A child actor needs three faces: sweet, sad, sassy. Smith has them all, plus a fey beauty and a poise that's almost disturbing in its utter command of the screen. Ten or 11 when the film was shot, but looking even younger — not to mention being apparently the only black kid in his school or in China — he is the perfect minnow-out-of-water against the bully sharks. With Will Smith currently out of the movie-star business (he's made no pictures since Seven Pounds in 2008, and has nothing slated until a Men in Black threequel in 2012), Jaden may have to carry the burden of family celebrity, even as he carries his new film. Expertly.

For Chan and his worldwide fan base, The Karate Kid is a homecoming of sorts. His starmaking role was in Yuen Wo-ping's 1978 Drunken Master, where he played the rebellious student and Yuen Siu-tien (the director's father) his implacable teacher. Thus began Jackie's eminence as Asia's all-time top star, one who stretched his talents through a series of enthralling, literally death-defying stunts — and accomplished it all with an underdog hero's smile.

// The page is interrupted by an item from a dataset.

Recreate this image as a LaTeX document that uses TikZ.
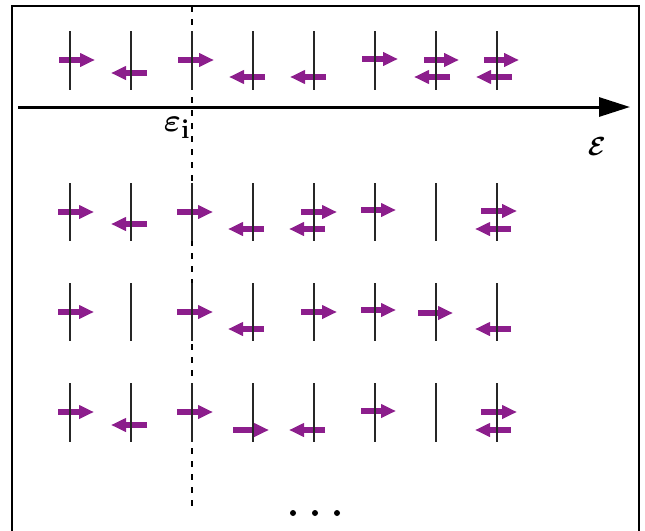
\documentclass[tikz,border=0pt]{standalone}
\usetikzlibrary{arrows.meta}
\usepackage{bm}
\definecolor{spin}{RGB}{140,30,140}
\begin{document}
\begin{tikzpicture}[x=1pt,y=-1pt,
  level/.style={line width=1.6pt, black!85},
  spinarrow/.style={line width=5.5pt, spin, -{Triangle[length=15pt,width=13pt]}},
  frameline/.style={line width=2.5pt},
  axisline/.style={line width=3pt, -{Triangle[length=31pt,width=19pt]}},
  cut/.style={line width=1.5pt, dash pattern=on 6pt off 7pt},
  dotmark/.style={fill=black},
]
\useasboundingbox (0,0) rectangle (645,530);
\begin{scope}
  \clip (0,0) rectangle (645,530);
  \draw[frameline] (12,545) -- (12,6) -- (639,6) -- (639,545);
\end{scope}
% energy axis
\coordinate (axstart) at (18,107);
\coordinate (axend) at (630,107);
\draw[axisline] (axstart) -- (axend);
\node[scale=1.05] (E) at (597,147) {\Huge $\bm{\mathcal{E}}$};
% Fermi level cut
\coordinate (cuttop) at (192,6);
\coordinate (cutbot) at (192,508);
\draw[cut] (cuttop) -- (cutbot);
\node[scale=1.3] (eps) at (177,128) {\Huge $\bm{\varepsilon}_{\mathbf{i}}$};
% spin arrows
\foreach \a/\b/\y in {
  59/95/60, 147/111/73, 178/214/60, 265/229/77, 326/290/77, 362/398/59,
  424/459/60, 450/414/77, 484/519/60, 512/476/77,
  58/94/212, 147/111/224, 177/213/212, 264/228/229, 301/337/212, 325/289/229,
  361/396/210, 481/517/211, 511/475/229,
  58/94/312, 177/213/312, 264/228/329, 301/337/312, 361/396/310, 418/453/313,
  511/475/329,
  58/94/412, 147/111/425, 177/213/412, 233/269/430, 325/289/430, 361/396/411,
  481/517/412, 511/475/430}
  \draw[spinarrow] (\a,\y) -- (\b,\y);
% levels
\foreach \t/\u in {31/90, 183/241, 283/341, 383/442}
  \foreach \x in {70,131,192,253,314,375,436,497}
    \draw[level] (\x,\t) -- (\x,\u);
% ellipsis
\foreach \x in {293,315,337}
  \fill[dotmark] (\x,513) circle (3pt);
\end{tikzpicture}
\end{document}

At 56, his battered body not nearly as spry as in his youth, Chan has wisely decided that less is more. Here, as in his new Chinese-language war movie Little Big Soldier, he relies more on inward acting and stubborn charm than on action choreography. His Han is a broken man, nursing a grudge against himself, and needing a child to teach him that his life still has value, if he can only pass along what he has learned and endured. In a sense, that is Jackie's mission here. The Karate Kid has some nifty martial maneuvers, but at its heart is the bond forged by two child actors, raised in dramatically different circumstances half a world and nearly a half-century apart. Their connection is strong, sweet and worth applauding.